I agree. As Redlich JA explained in R v Tran and Tran, although there is no legal requirement for a set ratio between head sentence and non-parole period (other than, of course, that the non-parole period be at least six months less that the head sentence), current sentencing practice is generally to set a non-parole period at between 60 and 66 per cent, increasing to 75 per cent in the ‘worst category of case’. A non-parole period which is less than or exceeds that range is not necessarily indicative of error but, where a non-parole period is set which is unusual by comparison with other cases, having regard to the facts of the case and the course of the plea, an absence of reasons of the kind essayed by Callaway JA in R v VZ invites appellate scrutiny and may reflect error.
[38][2010] VSCA 312.
The concept of the usual non-parole period frequently receives attention during the plea in mitigation, providing as it does a reference point for submissions as to where the non-parole period should fall. The sentencing remarks will often refer to the concept. There are two contexts in which it is used. The first is where it is intended to be descriptive of the range of non-parole periods usually imposed. The second is in the different context of the minimum sentence that is about to be imposed and is most often referred to in response to a submission that the minimum sentence should be lower than might otherwise be expected for specific reasons.

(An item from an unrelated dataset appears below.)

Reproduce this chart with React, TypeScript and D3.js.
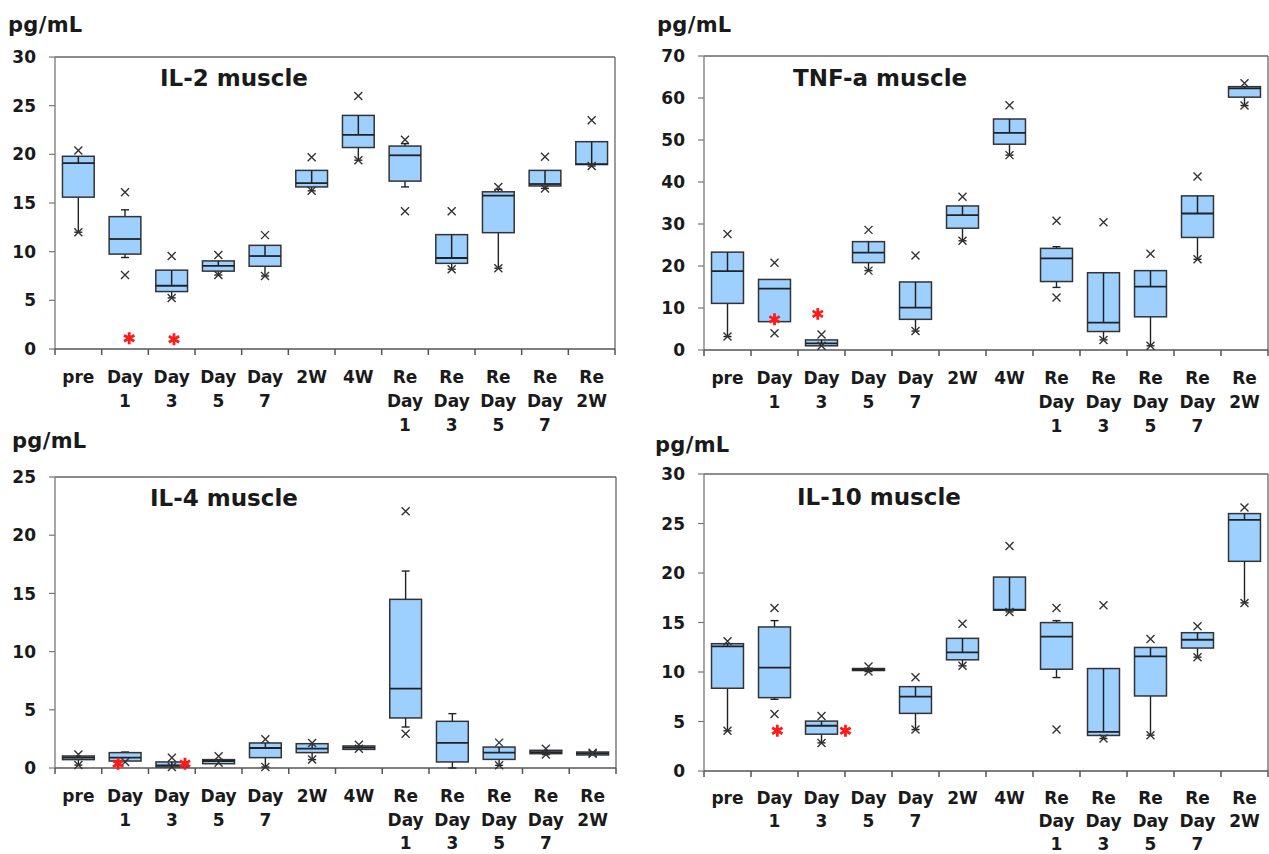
import React from 'react';
import * as d3 from 'd3';

const categories = [
  ['pre'], ['Day', '1'], ['Day', '3'], ['Day', '5'], ['Day', '7'], ['2W'], ['4W'],
  ['Re', 'Day', '1'], ['Re', 'Day', '3'], ['Re', 'Day', '5'], ['Re', 'Day', '7'], ['Re', '2W'],
];

// IL-2
const il2Q3 = [19.8, 13.6, 8.1, 9.05, 10.65, 18.35, 24.0, 20.85, 11.75, 16.15, 18.35, 21.3];
const il2Med = [19.1, 11.3, 6.5, 8.55, 9.55, 17.05, 22.0, 19.9, 9.35, 15.75, 16.95, 19.0];
const il2Q1 = [15.6, 9.75, 5.9, 8.0, 8.5, 16.65, 20.7, 17.25, 8.8, 11.95, 16.75, 18.95];
const il2Hi = [19.8, 14.3, 8.1, 9.05, 10.65, 18.35, 24.0, 21.1, 11.75, 16.4, 18.35, 21.3];
const il2Lo = [12.0, 9.4, 5.25, 7.6, 7.5, 16.25, 19.4, 16.65, 8.2, 8.3, 16.5, 18.8];
const il2XTop = [20.4, 16.1, 9.55, 9.65, 11.7, 19.7, 26.0, 21.5, 14.15, 16.65, 19.75, 23.5];
const il2XBot = [12.0, 7.6, 5.25, 7.6, 7.5, 16.25, 19.4, 14.15, 8.2, 8.3, 16.5, 18.8];
const il2Stars = [{ i: 1, off: 0.09, v: 1.1 }, { i: 2, off: 0.05, v: 1.0 }];
const il2Ticks = [0, 5, 10, 15, 20, 25, 30];

// TNF-a
const tnfQ3 = [23.3, 16.8, 2.4, 25.8, 16.2, 34.3, 55.0, 24.2, 18.4, 18.9, 36.7, 62.7];
const tnfMed = [18.8, 14.6, 1.6, 23.2, 10.1, 32.1, 51.7, 21.8, 6.5, 15.1, 32.5, 62.3];
const tnfQ1 = [11.1, 6.75, 1.0, 20.8, 7.3, 29.0, 49.0, 16.3, 4.4, 7.9, 26.8, 60.2];
const tnfHi = [23.3, 14.6, 2.4, 25.8, 16.2, 34.3, 55.0, 24.6, 18.4, 18.9, 36.7, 62.7];
const tnfLo = [3.2, 6.75, 1.0, 18.9, 4.5, 26.0, 46.4, 14.9, 2.4, 1.0, 21.6, 58.2];
const tnfXTop = [27.6, 20.8, 3.7, 28.6, 22.5, 36.5, 58.3, 30.8, 30.4, 22.9, 41.3, 63.5];
const tnfXBot = [3.2, 4.0, 1.0, 18.9, 4.5, 26.0, 46.4, 12.5, 2.4, 1.0, 21.6, 58.2];
const tnfStars = [{ i: 1, off: 0, v: 7.3 }, { i: 2, off: -0.08, v: 8.6 }];
const tnfTicks = [0, 10, 20, 30, 40, 50, 60, 70];

// IL-4
const il4Q3 = [1.03, 1.32, 0.52, 0.72, 2.15, 2.09, 1.89, 14.49, 4.01, 1.8, 1.52, 1.37];
const il4Med = [0.89, 0.89, 0.23, 0.6, 1.72, 1.66, 1.75, 6.82, 2.15, 1.32, 1.37, 1.26];
const il4Q1 = [0.72, 0.6, 0.09, 0.37, 0.89, 1.32, 1.6, 4.3, 0.52, 0.74, 1.23, 1.12];
const il4Hi = [1.03, 1.37, 0.52, 0.72, 2.15, 2.09, 1.89, 16.92, 4.67, 1.8, 1.52, 1.37];
const il4Lo = [0.25, 0.6, 0.09, 0.46, 0.09, 0.72, 1.65, 3.52, 0.0, 0.23, 1.15, 1.23];
const il4XTop = [1.17, null, 0.89, 1.0, 2.46, 2.15, 2.0, 22.05, null, 2.18, 1.66, 1.3];
const il4XBot = [0.25, 0.52, 0.09, 0.46, 0.09, 0.72, 1.65, 2.95, null, 0.23, 1.15, 1.23];
const il4Stars = [{ i: 1, off: -0.15, v: 0.37 }, { i: 2, off: 0.28, v: 0.37 }];
const il4Ticks = [0, 5, 10, 15, 20, 25];

// IL-10
const il10Q3 = [12.86, 14.55, 5.04, 10.35, 8.52, 13.4, 19.59, 14.99, 10.35, 12.48, 13.97, 26.0];
const il10Med = [12.58, 10.45, 4.57, 10.25, 7.51, 11.98, 16.31, 13.57, 3.96, 11.57, 13.26, 25.37];
const il10Q1 = [8.36, 7.41, 3.72, 10.15, 5.82, 11.23, 16.24, 10.28, 3.59, 7.58, 12.42, 21.18];
const il10Hi = [12.86, 15.19, 5.04, 10.35, 8.52, 13.4, 19.59, 15.19, 10.35, 12.48, 13.97, 26.0];
const il10Lo = [4.06, 7.24, 2.84, 10.05, 4.19, 10.62, 16.07, 9.44, 3.28, 3.62, 11.5, 16.98];
const il10XTop = [13.1, 16.47, 5.55, 10.55, 9.47, 14.88, 22.73, 16.47, 16.75, 13.33, 14.61, 26.62];
const il10XBot = [4.06, 5.75, 2.84, 10.05, 4.19, 10.62, 16.07, 4.19, 3.28, 3.62, 11.5, 16.98];
const il10Stars = [{ i: 1, off: 0.06, v: 4.06 }, { i: 2, off: 0.51, v: 4.06 }];
const il10Ticks = [0, 5, 10, 15, 20, 25, 30];

const FONT = '"DejaVu Sans", sans-serif';

type PanelProps = {
  left: number; right: number; top: number; bottom: number;
  max: number; ticks: number[]; title: string; titleX: number; titleDy: number;
  unitX: number; unitY: number; labelDy: number; lineGap: number;
  q1: number[]; med: number[]; q3: number[]; lo: number[]; hi: number[];
  xTop: (number | null)[]; xBot: (number | null)[];
  stars: { i: number; off: number; v: number }[];
};

const Panel = (p: PanelProps) => {
  const x = d3.scaleBand<number>()
    .domain(categories.map((_, i) => i))
    .range([p.left, p.right])
    .padding(0);
  const y = d3.scaleLinear().domain([0, p.max]).range([p.bottom, p.top]);
  const bw = x.bandwidth();
  const boxW = bw * 0.68;
  const capW = 8;
  const star = d3.symbol(d3.symbolAsterisk, 100)() as string;

  const cross = (cx: number, cy: number) =>
    `M${cx - 4},${cy - 4}L${cx + 4},${cy + 4}M${cx - 4},${cy + 4}L${cx + 4},${cy - 4}`;

  return (
    <g>
      <text x={p.unitX} y={p.unitY} fontFamily={FONT} fontWeight="bold" fontSize={21}
        fill="#1a1a1a" letterSpacing={0.3}>pg/mL</text>

      {/* frame */}
      <line x1={p.left} x2={p.right} y1={p.top} y2={p.top} stroke="#666" strokeWidth={1.3} />
      <line x1={p.right} x2={p.right} y1={p.top} y2={p.bottom} stroke="#666" strokeWidth={1.3} />
      <line x1={p.left} x2={p.left} y1={p.top} y2={p.bottom} stroke="#777" strokeWidth={1.3} />
      <line x1={p.left} x2={p.right} y1={p.bottom} y2={p.bottom} stroke="#555" strokeWidth={1.5} />

      {/* y ticks */}
      {p.ticks.map(t => (
        <g key={t}>
          <line x1={p.left - 6} x2={p.left} y1={y(t)} y2={y(t)} stroke="#777" strokeWidth={1.2} />
          <text x={p.left - 19} y={y(t)} dy="0.36em" textAnchor="end" fontFamily={FONT}
            fontWeight="bold" fontSize={17} fill="#1a1a1a">{t}</text>
        </g>
      ))}

      {/* x ticks */}
      {categories.map((_, i) => (
        <line key={'t' + i} x1={x(i)!} x2={x(i)!} y1={p.bottom} y2={p.bottom + 6}
          stroke="#555" strokeWidth={1.5} />
      ))}
      <line x1={p.right} x2={p.right} y1={p.bottom} y2={p.bottom + 6} stroke="#555" strokeWidth={1.5} />

      {/* category labels */}
      {categories.map((lines, i) => (
        <text key={'c' + i} x={x(i)! + bw / 2} y={p.bottom + p.labelDy} textAnchor="middle"
          fontFamily={FONT} fontWeight="bold" fontSize={17} fill="#1a1a1a">
          {lines.map((l, j) => (
            <tspan key={j} x={x(i)! + bw / 2} dy={j === 0 ? 0 : p.lineGap}>{l}</tspan>
          ))}
        </text>
      ))}

      <text x={p.titleX} y={p.top + p.titleDy} fontFamily={FONT} fontWeight="bold"
        fontSize={23} fill="#1a1a1a">{p.title}</text>

      {/* boxes */}
      {categories.map((_, i) => {
        const cx = x(i)! + bw / 2;
        const x0 = cx - boxW / 2;
        const items: React.ReactNode[] = [];
        if (p.lo[i] < p.q1[i] - 1e-6) {
          items.push(<line key="lw" x1={cx} x2={cx} y1={y(p.q1[i])} y2={y(p.lo[i])} stroke="#222" strokeWidth={1.4} />);
          items.push(<line key="lc" x1={cx - capW / 2} x2={cx + capW / 2} y1={y(p.lo[i])} y2={y(p.lo[i])} stroke="#222" strokeWidth={1.4} />);
        }
        if (p.hi[i] > p.q3[i] + 1e-6) {
          items.push(<line key="hw" x1={cx} x2={cx} y1={y(p.q3[i])} y2={y(p.hi[i])} stroke="#222" strokeWidth={1.4} />);
          items.push(<line key="hc" x1={cx - capW / 2} x2={cx + capW / 2} y1={y(p.hi[i])} y2={y(p.hi[i])} stroke="#222" strokeWidth={1.4} />);
        }
        items.push(<rect key="b" x={x0} width={boxW} y={y(p.q3[i])}
          height={Math.max(1, y(p.q1[i]) - y(p.q3[i]))} fill="#9dcfff" stroke="#333" strokeWidth={1.5} />);
        items.push(<line key="m" x1={x0} x2={x0 + boxW} y1={y(p.med[i])} y2={y(p.med[i])} stroke="#222" strokeWidth={1.8} />);
        if (p.hi[i] <= p.q3[i] + 1e-6 && p.hi[i] > p.med[i] + 1e-6) {
          items.push(<line key="in" x1={cx} x2={cx} y1={y(p.med[i])} y2={y(p.hi[i])} stroke="#222" strokeWidth={1.5} />);
        }
        const xt = p.xTop[i];
        const xb = p.xBot[i];
        if (xt !== null) items.push(<path key="xt" d={cross(cx, y(xt))} stroke="#333" strokeWidth={1.4} fill="none" />);
        if (xb !== null) items.push(<path key="xb" d={cross(cx, y(xb))} stroke="#333" strokeWidth={1.4} fill="none" />);
        return <g key={'b' + i}>{items}</g>;
      })}

      {/* significance marks */}
      {p.stars.map((s, k) => (
        <path key={'s' + k} d={star}
          transform={`translate(${x(s.i)! + bw / 2 + s.off * bw},${y(s.v)})`}
          fill="none" stroke="#ff1a1a" strokeWidth={2.8} />
      ))}
    </g>
  );
};

export default function App() {
  return (
    <svg width={1269} height={854} style={{ position: 'absolute', left: 0, top: 0, background: '#fff' }}>
      <rect width={1269} height={854} fill="#fff" />
      <Panel left={55} right={615} top={57} bottom={349} max={30} ticks={il2Ticks}
        title="IL-2 muscle" titleX={160} titleDy={29} unitX={8} unitY={32}
        labelDy={34} lineGap={24}
        q1={il2Q1} med={il2Med} q3={il2Q3} lo={il2Lo} hi={il2Hi}
        xTop={il2XTop} xBot={il2XBot} stars={il2Stars} />
      <Panel left={704} right={1268} top={56} bottom={350} max={70} ticks={tnfTicks}
        title="TNF-a muscle" titleX={793} titleDy={30} unitX={657} unitY={32}
        labelDy={34} lineGap={24}
        q1={tnfQ1} med={tnfMed} q3={tnfQ3} lo={tnfLo} hi={tnfHi}
        xTop={tnfXTop} xBot={tnfXBot} stars={tnfStars} />
      <Panel left={55} right={616} top={477} bottom={768} max={25} ticks={il4Ticks}
        title="IL-4 muscle" titleX={150} titleDy={29} unitX={12} unitY={448}
        labelDy={34} lineGap={23.5}
        q1={il4Q1} med={il4Med} q3={il4Q3} lo={il4Lo} hi={il4Hi}
        xTop={il4XTop} xBot={il4XBot} stars={il4Stars} />
      <Panel left={704} right={1268} top={474} bottom={771} max={30} ticks={il10Ticks}
        title="IL-10 muscle" titleX={797} titleDy={31} unitX={655} unitY={452}
        labelDy={33} lineGap={23}
        q1={il10Q1} med={il10Med} q3={il10Q3} lo={il10Lo} hi={il10Hi}
        xTop={il10XTop} xBot={il10XBot} stars={il10Stars} />
    </svg>
  );
}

There are recent observations of this Court in Wallace,[39] Kneifati[40] and Borthwick[41] which disapprove of the use of the formulation ‘usual non-parole period,’ in this latter more narrow context of the specific sentence that is to be imposed. They make the point that for a judge to say ‘I propose to give you a shorter than usual non-parole period’ is apt to mislead and create false expectations - and lead to misconceived appeals against sentence. What the judge is ordinarily understood to mean in that context is something like: ‘In view of your strong prospects for rehabilitation [or other special feature], I propose to give you a shorter non-parole period than I would otherwise have done’. Such a statement creates no false expectations and, in particular, cannot give rise to a complaint on appeal that the judge failed to give effect to the stated intention. Ex hypothesi, no-one knows what the judge would have done but for the special features of the case at hand. These cases encourage sentencing judges to avoid the first formulation and adopt the second.[42]
[39][2012] VSCA 114.
[40][2012] VSCA 124.
[41][2012] VSCA 180.
[42]Wallace v The Queen [2012] VSCA 114, [16]; Kneifati v The Queen [2012] VSCA 124, [27]; Borthwick v The Queen [2012] VSCA 180, [15].
Nothing in these cases casts doubt upon the importance or utility of the concept when it is used as descriptive of a range of non-parole periods that are usual, expressed as a proportion of head sentences. Although the concept will never be determinative of the appropriate non-parole period in a particular case, a range of non-parole periods expressed as a proportion of the head sentence and meeting the description of ‘usual’ or ‘common’ or which reflect ‘the common experience of a non-parole period’[43] informs the sentencing task by providing an important guide to sentencing judges and illuminates the issue on appeal as to whether a particular minimum term was reasonably open.
[43]Diver v The Queen [2010] VSCA 254, [33].